Data shown>
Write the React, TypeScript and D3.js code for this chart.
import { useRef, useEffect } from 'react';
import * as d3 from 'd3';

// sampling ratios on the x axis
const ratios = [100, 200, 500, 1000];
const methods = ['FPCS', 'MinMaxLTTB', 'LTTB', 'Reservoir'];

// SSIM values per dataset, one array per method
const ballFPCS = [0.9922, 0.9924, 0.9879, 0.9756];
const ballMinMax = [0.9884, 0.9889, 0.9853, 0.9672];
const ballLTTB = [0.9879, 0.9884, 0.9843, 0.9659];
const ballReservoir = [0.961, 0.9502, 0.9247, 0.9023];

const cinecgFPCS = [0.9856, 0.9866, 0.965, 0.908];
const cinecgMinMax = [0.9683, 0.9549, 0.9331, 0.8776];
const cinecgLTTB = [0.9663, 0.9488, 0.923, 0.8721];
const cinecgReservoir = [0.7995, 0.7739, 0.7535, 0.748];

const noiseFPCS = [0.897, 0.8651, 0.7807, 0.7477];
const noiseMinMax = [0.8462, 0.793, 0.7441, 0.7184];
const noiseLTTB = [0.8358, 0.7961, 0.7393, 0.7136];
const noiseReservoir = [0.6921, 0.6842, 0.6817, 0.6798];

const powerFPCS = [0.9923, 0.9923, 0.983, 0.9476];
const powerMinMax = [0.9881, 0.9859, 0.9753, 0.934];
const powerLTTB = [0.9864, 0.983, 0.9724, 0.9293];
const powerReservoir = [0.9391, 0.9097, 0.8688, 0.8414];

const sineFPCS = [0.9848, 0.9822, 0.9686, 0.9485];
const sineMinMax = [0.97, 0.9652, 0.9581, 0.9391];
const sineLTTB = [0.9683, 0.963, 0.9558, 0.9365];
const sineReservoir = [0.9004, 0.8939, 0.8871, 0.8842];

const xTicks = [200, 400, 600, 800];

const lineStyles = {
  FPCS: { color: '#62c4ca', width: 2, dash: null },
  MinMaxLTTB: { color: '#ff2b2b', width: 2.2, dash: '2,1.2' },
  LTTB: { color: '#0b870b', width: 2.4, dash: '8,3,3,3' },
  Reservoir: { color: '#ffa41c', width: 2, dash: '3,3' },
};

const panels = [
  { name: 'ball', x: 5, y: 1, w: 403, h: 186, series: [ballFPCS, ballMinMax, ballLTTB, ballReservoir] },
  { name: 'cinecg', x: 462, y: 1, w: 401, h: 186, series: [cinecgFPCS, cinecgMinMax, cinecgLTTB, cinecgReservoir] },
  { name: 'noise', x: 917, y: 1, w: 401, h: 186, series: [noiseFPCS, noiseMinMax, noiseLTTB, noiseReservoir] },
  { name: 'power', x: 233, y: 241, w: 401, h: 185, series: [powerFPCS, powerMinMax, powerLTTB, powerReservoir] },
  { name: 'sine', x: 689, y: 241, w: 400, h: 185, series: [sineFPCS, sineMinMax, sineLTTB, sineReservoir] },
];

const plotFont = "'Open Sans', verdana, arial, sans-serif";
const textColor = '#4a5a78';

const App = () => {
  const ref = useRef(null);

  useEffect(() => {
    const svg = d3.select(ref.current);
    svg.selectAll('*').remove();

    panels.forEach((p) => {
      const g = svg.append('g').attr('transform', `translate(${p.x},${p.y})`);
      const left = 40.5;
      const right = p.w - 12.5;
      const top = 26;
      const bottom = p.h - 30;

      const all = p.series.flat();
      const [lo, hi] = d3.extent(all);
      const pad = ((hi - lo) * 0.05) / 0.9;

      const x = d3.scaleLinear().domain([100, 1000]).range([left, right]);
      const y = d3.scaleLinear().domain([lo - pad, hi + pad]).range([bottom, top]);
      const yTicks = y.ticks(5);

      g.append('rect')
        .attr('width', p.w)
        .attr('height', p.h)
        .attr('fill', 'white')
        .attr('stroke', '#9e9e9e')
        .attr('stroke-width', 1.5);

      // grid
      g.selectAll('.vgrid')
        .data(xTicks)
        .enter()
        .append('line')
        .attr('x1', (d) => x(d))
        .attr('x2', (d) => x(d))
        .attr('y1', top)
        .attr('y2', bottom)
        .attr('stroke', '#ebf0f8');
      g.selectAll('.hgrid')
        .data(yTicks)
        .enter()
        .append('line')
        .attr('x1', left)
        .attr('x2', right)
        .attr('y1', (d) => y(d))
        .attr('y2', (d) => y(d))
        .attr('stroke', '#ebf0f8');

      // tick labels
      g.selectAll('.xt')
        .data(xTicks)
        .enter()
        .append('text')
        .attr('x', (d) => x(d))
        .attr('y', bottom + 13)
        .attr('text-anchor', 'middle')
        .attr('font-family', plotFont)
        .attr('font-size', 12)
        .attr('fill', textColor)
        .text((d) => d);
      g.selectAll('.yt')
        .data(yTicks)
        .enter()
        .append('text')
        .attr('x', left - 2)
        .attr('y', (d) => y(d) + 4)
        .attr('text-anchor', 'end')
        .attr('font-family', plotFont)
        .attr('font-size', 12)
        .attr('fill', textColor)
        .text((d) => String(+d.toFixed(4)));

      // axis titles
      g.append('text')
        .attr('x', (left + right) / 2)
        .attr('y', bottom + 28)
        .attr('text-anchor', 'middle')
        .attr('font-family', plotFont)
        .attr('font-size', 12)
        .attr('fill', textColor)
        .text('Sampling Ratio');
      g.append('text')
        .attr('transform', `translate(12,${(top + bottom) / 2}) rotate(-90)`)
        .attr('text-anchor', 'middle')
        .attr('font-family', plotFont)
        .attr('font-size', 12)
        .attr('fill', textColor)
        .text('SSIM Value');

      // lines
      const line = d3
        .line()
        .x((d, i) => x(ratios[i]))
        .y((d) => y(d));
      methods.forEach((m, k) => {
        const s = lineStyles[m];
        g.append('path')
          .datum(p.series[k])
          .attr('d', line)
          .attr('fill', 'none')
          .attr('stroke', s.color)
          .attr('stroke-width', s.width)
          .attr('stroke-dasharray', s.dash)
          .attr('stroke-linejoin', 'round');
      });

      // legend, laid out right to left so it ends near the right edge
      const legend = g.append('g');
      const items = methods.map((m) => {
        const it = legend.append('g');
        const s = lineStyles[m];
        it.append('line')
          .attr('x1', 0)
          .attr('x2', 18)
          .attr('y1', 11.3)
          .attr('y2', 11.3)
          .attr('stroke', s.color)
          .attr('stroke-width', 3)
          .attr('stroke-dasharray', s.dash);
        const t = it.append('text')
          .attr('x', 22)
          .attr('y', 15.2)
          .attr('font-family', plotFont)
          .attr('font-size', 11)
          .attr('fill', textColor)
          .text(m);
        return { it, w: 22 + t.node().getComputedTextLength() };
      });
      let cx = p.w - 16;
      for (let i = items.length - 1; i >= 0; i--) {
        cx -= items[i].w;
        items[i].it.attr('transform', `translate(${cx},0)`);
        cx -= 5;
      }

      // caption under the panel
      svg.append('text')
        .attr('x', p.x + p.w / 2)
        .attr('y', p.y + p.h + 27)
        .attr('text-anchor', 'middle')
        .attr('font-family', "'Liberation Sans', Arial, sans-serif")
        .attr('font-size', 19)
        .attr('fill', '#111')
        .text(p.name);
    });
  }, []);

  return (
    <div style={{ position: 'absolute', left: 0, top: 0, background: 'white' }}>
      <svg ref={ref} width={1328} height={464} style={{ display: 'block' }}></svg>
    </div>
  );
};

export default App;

What is asked> Quote the data above in full, changing nothing.

Full answer>
Write the React, TypeScript and D3.js code for this chart.
import { useRef, useEffect } from 'react';
import * as d3 from 'd3';

// sampling ratios on the x axis
const ratios = [100, 200, 500, 1000];
const methods = ['FPCS', 'MinMaxLTTB', 'LTTB', 'Reservoir'];

// SSIM values per dataset, one array per method
const ballFPCS = [0.9922, 0.9924, 0.9879, 0.9756];
const ballMinMax = [0.9884, 0.9889, 0.9853, 0.9672];
const ballLTTB = [0.9879, 0.9884, 0.9843, 0.9659];
const ballReservoir = [0.961, 0.9502, 0.9247, 0.9023];

const cinecgFPCS = [0.9856, 0.9866, 0.965, 0.908];
const cinecgMinMax = [0.9683, 0.9549, 0.9331, 0.8776];
const cinecgLTTB = [0.9663, 0.9488, 0.923, 0.8721];
const cinecgReservoir = [0.7995, 0.7739, 0.7535, 0.748];

const noiseFPCS = [0.897, 0.8651, 0.7807, 0.7477];
const noiseMinMax = [0.8462, 0.793, 0.7441, 0.7184];
const noiseLTTB = [0.8358, 0.7961, 0.7393, 0.7136];
const noiseReservoir = [0.6921, 0.6842, 0.6817, 0.6798];

const powerFPCS = [0.9923, 0.9923, 0.983, 0.9476];
const powerMinMax = [0.9881, 0.9859, 0.9753, 0.934];
const powerLTTB = [0.9864, 0.983, 0.9724, 0.9293];
const powerReservoir = [0.9391, 0.9097, 0.8688, 0.8414];

const sineFPCS = [0.9848, 0.9822, 0.9686, 0.9485];
const sineMinMax = [0.97, 0.9652, 0.9581, 0.9391];
const sineLTTB = [0.9683, 0.963, 0.9558, 0.9365];
const sineReservoir = [0.9004, 0.8939, 0.8871, 0.8842];

const xTicks = [200, 400, 600, 800];

const lineStyles = {
  FPCS: { color: '#62c4ca', width: 2, dash: null },
  MinMaxLTTB: { color: '#ff2b2b', width: 2.2, dash: '2,1.2' },
  LTTB: { color: '#0b870b', width: 2.4, dash: '8,3,3,3' },
  Reservoir: { color: '#ffa41c', width: 2, dash: '3,3' },
};

const panels = [
  { name: 'ball', x: 5, y: 1, w: 403, h: 186, series: [ballFPCS, ballMinMax, ballLTTB, ballReservoir] },
  { name: 'cinecg', x: 462, y: 1, w: 401, h: 186, series: [cinecgFPCS, cinecgMinMax, cinecgLTTB, cinecgReservoir] },
  { name: 'noise', x: 917, y: 1, w: 401, h: 186, series: [noiseFPCS, noiseMinMax, noiseLTTB, noiseReservoir] },
  { name: 'power', x: 233, y: 241, w: 401, h: 185, series: [powerFPCS, powerMinMax, powerLTTB, powerReservoir] },
  { name: 'sine', x: 689, y: 241, w: 400, h: 185, series: [sineFPCS, sineMinMax, sineLTTB, sineReservoir] },
];

const plotFont = "'Open Sans', verdana, arial, sans-serif";
const textColor = '#4a5a78';

const App = () => {
  const ref = useRef(null);

  useEffect(() => {
    const svg = d3.select(ref.current);
    svg.selectAll('*').remove();

    panels.forEach((p) => {
      const g = svg.append('g').attr('transform', `translate(${p.x},${p.y})`);
      const left = 40.5;
      const right = p.w - 12.5;
      const top = 26;
      const bottom = p.h - 30;

      const all = p.series.flat();
      const [lo, hi] = d3.extent(all);
      const pad = ((hi - lo) * 0.05) / 0.9;

      const x = d3.scaleLinear().domain([100, 1000]).range([left, right]);
      const y = d3.scaleLinear().domain([lo - pad, hi + pad]).range([bottom, top]);
      const yTicks = y.ticks(5);

      g.append('rect')
        .attr('width', p.w)
        .attr('height', p.h)
        .attr('fill', 'white')
        .attr('stroke', '#9e9e9e')
        .attr('stroke-width', 1.5);

      // grid
      g.selectAll('.vgrid')
        .data(xTicks)
        .enter()
        .append('line')
        .attr('x1', (d) => x(d))
        .attr('x2', (d) => x(d))
        .attr('y1', top)
        .attr('y2', bottom)
        .attr('stroke', '#ebf0f8');
      g.selectAll('.hgrid')
        .data(yTicks)
        .enter()
        .append('line')
        .attr('x1', left)
        .attr('x2', right)
        .attr('y1', (d) => y(d))
        .attr('y2', (d) => y(d))
        .attr('stroke', '#ebf0f8');

      // tick labels
      g.selectAll('.xt')
        .data(xTicks)
        .enter()
        .append('text')
        .attr('x', (d) => x(d))
        .attr('y', bottom + 13)
        .attr('text-anchor', 'middle')
        .attr('font-family', plotFont)
        .attr('font-size', 12)
        .attr('fill', textColor)
        .text((d) => d);
      g.selectAll('.yt')
        .data(yTicks)
        .enter()
        .append('text')
        .attr('x', left - 2)
        .attr('y', (d) => y(d) + 4)
        .attr('text-anchor', 'end')
        .attr('font-family', plotFont)
        .attr('font-size', 12)
        .attr('fill', textColor)
        .text((d) => String(+d.toFixed(4)));

      // axis titles
      g.append('text')
        .attr('x', (left + right) / 2)
        .attr('y', bottom + 28)
        .attr('text-anchor', 'middle')
        .attr('font-family', plotFont)
        .attr('font-size', 12)
        .attr('fill', textColor)
        .text('Sampling Ratio');
      g.append('text')
        .attr('transform', `translate(12,${(top + bottom) / 2}) rotate(-90)`)
        .attr('text-anchor', 'middle')
        .attr('font-family', plotFont)
        .attr('font-size', 12)
        .attr('fill', textColor)
        .text('SSIM Value');

      // lines
      const line = d3
        .line()
        .x((d, i) => x(ratios[i]))
        .y((d) => y(d));
      methods.forEach((m, k) => {
        const s = lineStyles[m];
        g.append('path')
          .datum(p.series[k])
          .attr('d', line)
          .attr('fill', 'none')
          .attr('stroke', s.color)
          .attr('stroke-width', s.width)
          .attr('stroke-dasharray', s.dash)
          .attr('stroke-linejoin', 'round');
      });

      // legend, laid out right to left so it ends near the right edge
      const legend = g.append('g');
      const items = methods.map((m) => {
        const it = legend.append('g');
        const s = lineStyles[m];
        it.append('line')
          .attr('x1', 0)
          .attr('x2', 18)
          .attr('y1', 11.3)
          .attr('y2', 11.3)
          .attr('stroke', s.color)
          .attr('stroke-width', 3)
          .attr('stroke-dasharray', s.dash);
        const t = it.append('text')
          .attr('x', 22)
          .attr('y', 15.2)
          .attr('font-family', plotFont)
          .attr('font-size', 11)
          .attr('fill', textColor)
          .text(m);
        return { it, w: 22 + t.node().getComputedTextLength() };
      });
      let cx = p.w - 16;
      for (let i = items.length - 1; i >= 0; i--) {
        cx -= items[i].w;
        items[i].it.attr('transform', `translate(${cx},0)`);
        cx -= 5;
      }

      // caption under the panel
      svg.append('text')
        .attr('x', p.x + p.w / 2)
        .attr('y', p.y + p.h + 27)
        .attr('text-anchor', 'middle')
        .attr('font-family', "'Liberation Sans', Arial, sans-serif")
        .attr('font-size', 19)
        .attr('fill', '#111')
        .text(p.name);
    });
  }, []);

  return (
    <div style={{ position: 'absolute', left: 0, top: 0, background: 'white' }}>
      <svg ref={ref} width={1328} height={464} style={{ display: 'block' }}></svg>
    </div>
  );
};

export default App;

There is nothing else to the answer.